My grandmother grew up on a cocoa estate in Piparo. Even today, Piparo is still distant - in the second and third decade of the twentieth century, it was truly remote. Her father had come from India as a child, worked as an indentured labourer, and eventually bought a cocoa estate from a Spanish family. He was well enough off that he sent at least three of his sons to attend Howard University. Her mother, his third wife, was Trinidadian-born, herself the daughter of Indian immigrants.
As the story goes, she was sitting in the gallery with her baby brother when an older Indian woman, all dressed in white with bangles to her elbows, came up to her and asked to have the baby. My grandmother refused to give her the baby, but she was insistenty, and even tried to take the baby away from her. There was no one else in the house - the nearest adults were in the kitchen, which was a separate buliding, detached from the main house.
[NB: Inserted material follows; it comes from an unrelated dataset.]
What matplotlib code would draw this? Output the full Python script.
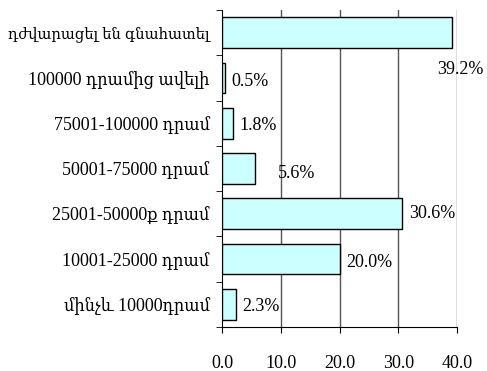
import numpy as np
import matplotlib.pyplot as plt

# categories from top to bottom, as they appear on the chart
categories = ["դժվարացել են գնահատել",
              "100000 դրամից ավելի",
              "75001-100000 դրամ",
              "50001-75000 դրամ",
              "25001-50000ք դրամ",
              "10001-25000 դրամ",
              "մինչև 10000դրամ"]
values = [39.2, 0.5, 1.8, 5.6, 30.6, 20.0, 2.3]
xticks = [0, 10, 20, 30, 40]

# label offsets in pixels (the original labels are placed a bit oddly)
label_offsets = [(-15, -37), (6, -4), (7, -2), (23, -5), (7, 0), (7, -3), (7, -2)]

plt.rcParams['font.family'] = ['Liberation Serif', 'DejaVu Serif', 'DejaVu Sans']
plt.rcParams['font.size'] = 13

fig = plt.figure(figsize=(4.87, 3.71), dpi=100)
ax = fig.add_axes([222 / 487, 1 - 327 / 371, 235 / 487, 317 / 371])

y = np.arange(len(categories))[::-1]
ax.barh(y, values, height=0.68, color="#CCFFFF", edgecolor="black", linewidth=1, zorder=3)

# vertical grid lines
for xv in xticks[1:]:
    ax.axvline(xv, color="#555555", linewidth=1, zorder=1)

for yi, v, off in zip(y, values, label_offsets):
    ax.annotate(f"{v:.1f}%", (v, yi), xytext=(off[0] * 0.72, off[1] * 0.72),
                textcoords="offset points", va="center", ha="left", zorder=4)

ax.set_xlim(0, 40)
ax.set_ylim(-0.5, len(categories) - 0.5)
ax.set_xticks(xticks)
ax.set_xticklabels([f"{t:.1f}" for t in xticks])

# category names at bar centres, tick marks between categories
ax.set_yticks(y)
ax.set_yticklabels(categories, fontstretch="condensed")
ax.get_yticklabels()[0].set_fontsize(11.8)
ax.tick_params(axis="y", which="major", length=0, pad=9)
ax.set_yticks(np.arange(-0.5, len(categories), 1), minor=True)
ax.tick_params(axis="y", which="minor", length=4, direction="out")
ax.tick_params(axis="x", length=4, direction="out", pad=16)

ax.spines["top"].set_visible(False)
ax.spines["right"].set_visible(False)

fig.savefig("out.png", dpi=100)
Eventually the woman relented, and left. I'm not too clear about that part of the story. But when she later related the story, the woman fit the description of a childless aunt* to whom my great-grandmother had always promised "the next baby". The aunt had died, and the story was that she had come to claim "her" baby.
That night, my grandmother related, she came down with a high fever. She may have imagined the whole thing. But that's really the key to a good ghost story - not a bold claim, but rather, a story that asks the question "what is imagination?"